While the other reviews on this forum try to be helpful, to you the consumer, (and I've read every single one of them - to my shame) most of them miss the mark. To begin with, I'll just get the Biggest Thing out of the way, if you're here looking for that one song, then it's true, you won't find it here. (Max Richter - On the Nature of Daylight) If that irks you then yes, you must be right; the entire world is out to get your $11.99 and not give you the song you want. The same world that makes it impossible for you to adult or be in a lasting relationship. Moving onto the score itself, I've read others talk about how the score fell short for them, or wasn't impressive - because it wasn't THE SONG they were looking for - and I've decided that the review this album (and you; the consumer) deserves is a review of the actual album score. Also- as an aside - this composer deserves an honest review - not the shattered hopes and dreams of those less google savvy, or those put out by their own impulsive spending. Obviously if you're here it is because the film spoke to you in some way, and you're hoping the score will carry that feeling on for you long since turning the film off. It is a smart story - told well. What the score manages to do in my opinion is encapsulate Louise's experiences.
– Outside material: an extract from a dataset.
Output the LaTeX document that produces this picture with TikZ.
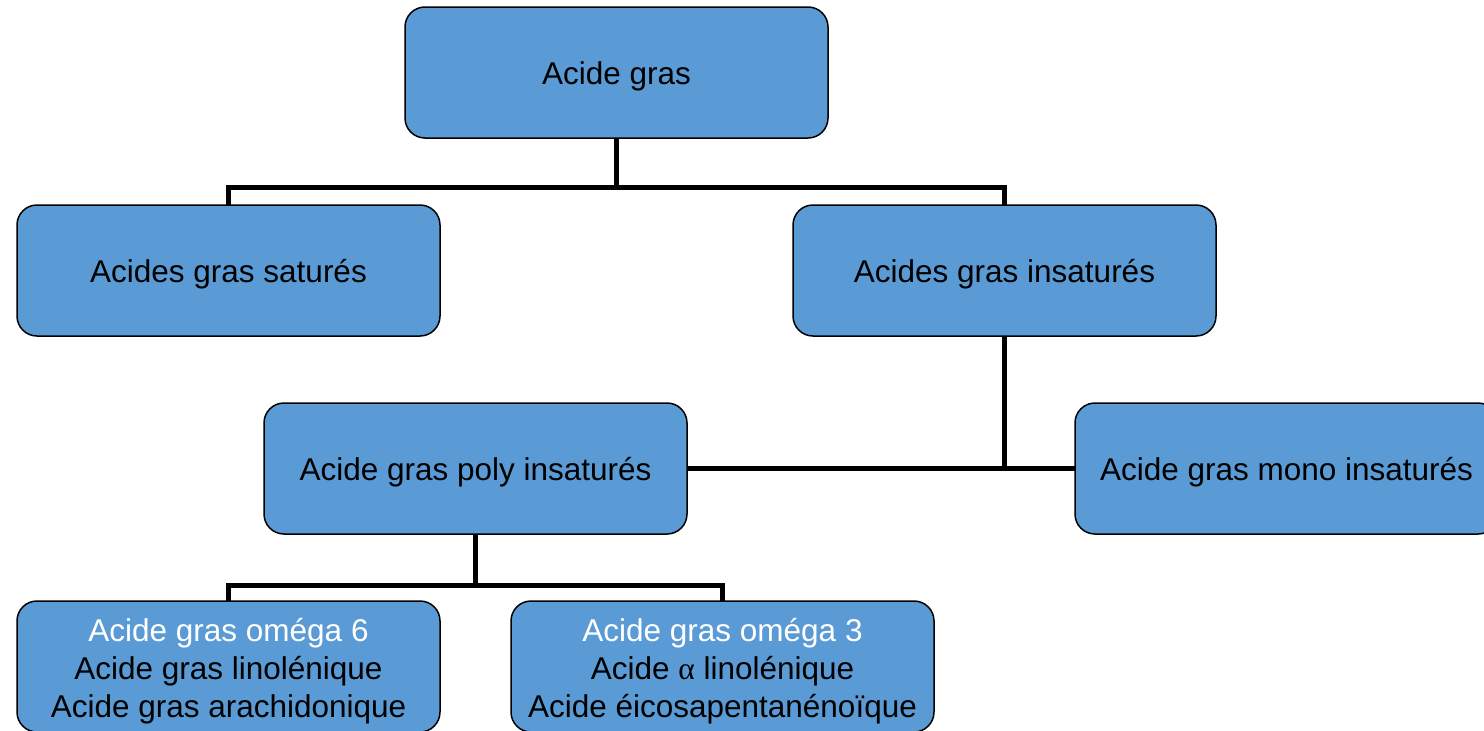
\documentclass[tikz,border=0pt]{standalone}
\usepackage{fontspec}
\setmainfont{Liberation Sans}
\newfontfamily\alphafont{Liberation Serif}
\definecolor{boxblue}{RGB}{91,155,213}
\begin{document}
\begin{tikzpicture}[x=1pt,y=-1pt,
  box/.style={draw=black, line width=1.5pt, fill=boxblue, rounded corners=20pt,
    minimum width=423pt, minimum height=131pt, inner sep=0pt, outer sep=0pt,
    align=center, font=\fontsize{31.5}{37.7}\selectfont, text=black},
  onebox/.style={box, text height=31pt, text depth=7pt},
  threebox/.style={box, text height=108pt, text depth=6.6pt},
  conn/.style={draw=black, line width=5pt, line join=miter}]
\useasboundingbox (0,0) rectangle (1484,731);
\clip (0,0) rectangle (1484,731);
\node[onebox] (top) at (616.5,72.5) {Acide gras};
\node[onebox] (sat) at (228.5,270.5) {Acides gras saturés};
\node[onebox] (ins) at (1004.5,270.5) {Acides gras insaturés};
\node[onebox] (poly) at (475.5,468.5) {Acide gras poly insaturés};
\node[onebox] (mono) at (1286.5,468.5) {Acide gras mono insaturés};
\node[threebox] (o6) at (228.5,666.5) {\textcolor{white}{Acide gras oméga 6}\\Acide gras linolénique\\Acide gras arachidonique};
\node[threebox] (o3) at (722.5,666.5) {\textcolor{white}{Acide gras oméga 3}\\Acide {\alphafont α} linolénique\\Acide éicosapentanénoïque};
\coordinate (j1) at (616.5,187);
\coordinate (j2) at (475.5,585);
\draw[conn] (top.south) -- (j1);
\draw[conn] (sat.north) |- (j1) -| (ins.north);
\draw[conn] (ins.south) -- (ins.south |- poly.east);
\draw[conn] (poly.east) -- (mono.west);
\draw[conn] (poly.south) -- (j2);
\draw[conn] (o6.north) |- (j2) -| (o3.north);
\end{tikzpicture}
\end{document}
The score in the very beginning is haunting, mysterious, and eerie yet enticing and solicitous. As the story itself unfolds you are treated to ambient sounds that begin to make sense in your head - suddenly, you begin understanding and what you are hearing. It's as if the foreign language you've been hearing suddenly makes sense to you. Music can be whatever you need it to be, that's the magic of music. This score does not disappoint, the general consumer's need for a quick fix, and instant gratification is more disappointing. Just keep that in mind when making this purchase and please don't knock this composer because you, in your frenzy for a quick fix, failed to recognize that he was not the composer you were looking for. All one need do is read the final credits of the film. Peace.